At the time there wasn’t. But lo and behold, it has arrived. And it is a sensation. We have to thank the feminist blogosphere for helping us to get here.

One of our favorite bloggers told us about A Mighty Girl – a site that features 1500 girl-empowerment books. What a relief to not have to ask every bookstore owner and librarian to find these books for us! Here they are all here organized by age, awards, etc. And maybe now future daughters of feminists will not have to receive 5 copies of Paper Bag Princess!

Today, girl power = mighty and pink. Girls have to prove they are just as good as boys, and also girly girls. As the founders of A Mighty Girl say, “Girls do not have to be relegated to the role of sidekick or damsel in distress; they can be the leaders, the heroes, the champions that save the day, find the cure, and go on the adventure.”

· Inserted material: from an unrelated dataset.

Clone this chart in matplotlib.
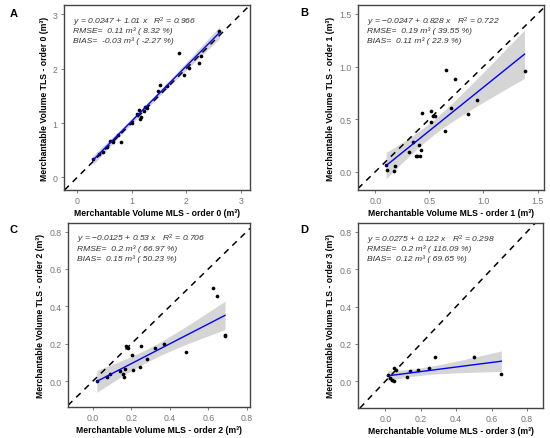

This is true liberation, but it also means the bar has been raised, and expectations for girls can be contradictory, wide-ranging, and just plain overwhelming.

Educator and life coach Ana Homayoun, author of Myth of the Perfect Girl, meets these high-achieving girls in high school, as they are preparing to apply to college. On the surface they appear to be doing well, excelling across the board. But beneath the surface, she says, girls are stressed out and stretched too thin as they strive to be perfect. “Somewhere along the way… they lose sight of who they are, and instead work overtime to please their friends, parents, teachers, and others.”

This is what I was thinking about when I watched the super short docu-movie Gnarly in Pink featuring the “Pink Helmet Posse,” three 6-year-old girls who share an unusual passion: skateboarding. They cry, they beat up pink ponies, and skateboard like champs while wearing tutus. Multi-dimensional girls in a violent culture. It feels/looks like a much more complicated world than generations before, but then again, it is familiar. Tomboys have always experienced serious peer pressure to fit in with the girls (to be accepted). You just hope that in the process of meeting everyone elses’ expectations, that they are also living for themselves.

Homayoun says we can help our kids “forge an anchor that can hold them in place when everyone else is calling for them to conform.” And books can help us with this project. Thank you, A Mighty Girl, and feminist parents far and wide, for your efforts in helping our kids come to self-acceptance and develop their own sense of purpose.

How do you help the girls in your life navigate endless social expectations and pressures?